## Given request
Transcribe the material in full. Nothing should differ except that the pictures are left out.

⟨

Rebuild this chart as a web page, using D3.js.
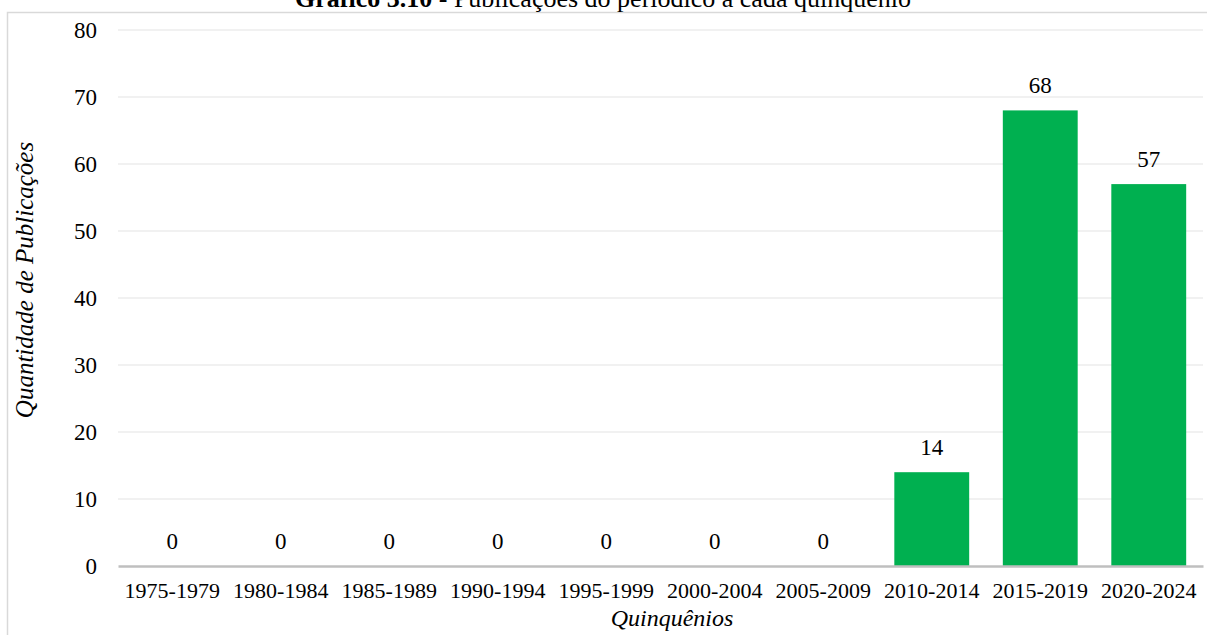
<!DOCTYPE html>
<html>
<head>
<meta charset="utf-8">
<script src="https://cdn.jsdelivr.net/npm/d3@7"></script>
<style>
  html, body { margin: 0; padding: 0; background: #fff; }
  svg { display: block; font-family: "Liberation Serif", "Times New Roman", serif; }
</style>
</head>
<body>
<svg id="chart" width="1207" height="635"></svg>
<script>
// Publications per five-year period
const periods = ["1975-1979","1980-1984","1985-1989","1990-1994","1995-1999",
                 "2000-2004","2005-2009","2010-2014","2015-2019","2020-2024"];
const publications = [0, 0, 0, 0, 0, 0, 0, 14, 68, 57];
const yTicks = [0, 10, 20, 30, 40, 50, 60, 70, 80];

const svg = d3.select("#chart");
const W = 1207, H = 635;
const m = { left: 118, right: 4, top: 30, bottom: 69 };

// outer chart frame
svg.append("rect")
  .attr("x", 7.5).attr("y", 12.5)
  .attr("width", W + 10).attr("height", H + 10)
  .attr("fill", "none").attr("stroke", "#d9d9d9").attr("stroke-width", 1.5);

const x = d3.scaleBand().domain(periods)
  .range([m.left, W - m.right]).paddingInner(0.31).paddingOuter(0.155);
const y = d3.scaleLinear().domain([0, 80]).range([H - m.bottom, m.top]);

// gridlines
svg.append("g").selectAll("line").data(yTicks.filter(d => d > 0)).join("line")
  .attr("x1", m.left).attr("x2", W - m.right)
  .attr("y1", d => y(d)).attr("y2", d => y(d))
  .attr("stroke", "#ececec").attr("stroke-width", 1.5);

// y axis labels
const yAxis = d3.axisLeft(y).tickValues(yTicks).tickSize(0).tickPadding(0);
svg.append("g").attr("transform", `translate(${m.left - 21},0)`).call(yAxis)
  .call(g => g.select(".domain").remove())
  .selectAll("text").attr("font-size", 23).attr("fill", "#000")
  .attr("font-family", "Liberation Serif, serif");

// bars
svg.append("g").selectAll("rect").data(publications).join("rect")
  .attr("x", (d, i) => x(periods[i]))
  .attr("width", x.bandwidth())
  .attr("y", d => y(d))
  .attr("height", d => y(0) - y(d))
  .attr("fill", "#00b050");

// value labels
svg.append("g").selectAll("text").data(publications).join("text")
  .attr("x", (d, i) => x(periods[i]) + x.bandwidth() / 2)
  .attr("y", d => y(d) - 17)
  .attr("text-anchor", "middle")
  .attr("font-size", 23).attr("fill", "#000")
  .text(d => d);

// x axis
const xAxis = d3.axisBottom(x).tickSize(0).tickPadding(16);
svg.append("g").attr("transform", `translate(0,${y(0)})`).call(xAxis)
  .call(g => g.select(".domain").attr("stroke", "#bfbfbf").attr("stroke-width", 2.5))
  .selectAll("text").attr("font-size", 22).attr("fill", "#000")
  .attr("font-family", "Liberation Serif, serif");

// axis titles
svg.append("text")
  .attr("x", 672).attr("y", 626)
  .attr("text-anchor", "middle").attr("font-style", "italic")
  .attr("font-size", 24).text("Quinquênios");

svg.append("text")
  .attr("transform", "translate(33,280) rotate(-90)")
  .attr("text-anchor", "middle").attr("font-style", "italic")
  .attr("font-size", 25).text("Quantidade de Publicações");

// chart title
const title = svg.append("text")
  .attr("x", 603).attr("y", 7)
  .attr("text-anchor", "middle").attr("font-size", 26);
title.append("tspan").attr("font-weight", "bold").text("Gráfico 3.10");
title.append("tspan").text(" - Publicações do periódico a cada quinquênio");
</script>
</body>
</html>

⟩

## Expected output
Rebuild this chart as a web page, using D3.js.
<!DOCTYPE html>
<html>
<head>
<meta charset="utf-8">
<script src="https://cdn.jsdelivr.net/npm/d3@7"></script>
<style>
  html, body { margin: 0; padding: 0; background: #fff; }
  svg { display: block; font-family: "Liberation Serif", "Times New Roman", serif; }
</style>
</head>
<body>
<svg id="chart" width="1207" height="635"></svg>
<script>
// Publications per five-year period
const periods = ["1975-1979","1980-1984","1985-1989","1990-1994","1995-1999",
                 "2000-2004","2005-2009","2010-2014","2015-2019","2020-2024"];
const publications = [0, 0, 0, 0, 0, 0, 0, 14, 68, 57];
const yTicks = [0, 10, 20, 30, 40, 50, 60, 70, 80];

const svg = d3.select("#chart");
const W = 1207, H = 635;
const m = { left: 118, right: 4, top: 30, bottom: 69 };

// outer chart frame
svg.append("rect")
  .attr("x", 7.5).attr("y", 12.5)
  .attr("width", W + 10).attr("height", H + 10)
  .attr("fill", "none").attr("stroke", "#d9d9d9").attr("stroke-width", 1.5);

const x = d3.scaleBand().domain(periods)
  .range([m.left, W - m.right]).paddingInner(0.31).paddingOuter(0.155);
const y = d3.scaleLinear().domain([0, 80]).range([H - m.bottom, m.top]);

// gridlines
svg.append("g").selectAll("line").data(yTicks.filter(d => d > 0)).join("line")
  .attr("x1", m.left).attr("x2", W - m.right)
  .attr("y1", d => y(d)).attr("y2", d => y(d))
  .attr("stroke", "#ececec").attr("stroke-width", 1.5);

// y axis labels
const yAxis = d3.axisLeft(y).tickValues(yTicks).tickSize(0).tickPadding(0);
svg.append("g").attr("transform", `translate(${m.left - 21},0)`).call(yAxis)
  .call(g => g.select(".domain").remove())
  .selectAll("text").attr("font-size", 23).attr("fill", "#000")
  .attr("font-family", "Liberation Serif, serif");

// bars
svg.append("g").selectAll("rect").data(publications).join("rect")
  .attr("x", (d, i) => x(periods[i]))
  .attr("width", x.bandwidth())
  .attr("y", d => y(d))
  .attr("height", d => y(0) - y(d))
  .attr("fill", "#00b050");

// value labels
svg.append("g").selectAll("text").data(publications).join("text")
  .attr("x", (d, i) => x(periods[i]) + x.bandwidth() / 2)
  .attr("y", d => y(d) - 17)
  .attr("text-anchor", "middle")
  .attr("font-size", 23).attr("fill", "#000")
  .text(d => d);

// x axis
const xAxis = d3.axisBottom(x).tickSize(0).tickPadding(16);
svg.append("g").attr("transform", `translate(0,${y(0)})`).call(xAxis)
  .call(g => g.select(".domain").attr("stroke", "#bfbfbf").attr("stroke-width", 2.5))
  .selectAll("text").attr("font-size", 22).attr("fill", "#000")
  .attr("font-family", "Liberation Serif, serif");

// axis titles
svg.append("text")
  .attr("x", 672).attr("y", 626)
  .attr("text-anchor", "middle").attr("font-style", "italic")
  .attr("font-size", 24).text("Quinquênios");

svg.append("text")
  .attr("transform", "translate(33,280) rotate(-90)")
  .attr("text-anchor", "middle").attr("font-style", "italic")
  .attr("font-size", 25).text("Quantidade de Publicações");

// chart title
const title = svg.append("text")
  .attr("x", 603).attr("y", 7)
  .attr("text-anchor", "middle").attr("font-size", 26);
title.append("tspan").attr("font-weight", "bold").text("Gráfico 3.10");
title.append("tspan").text(" - Publicações do periódico a cada quinquênio");
</script>
</body>
</html>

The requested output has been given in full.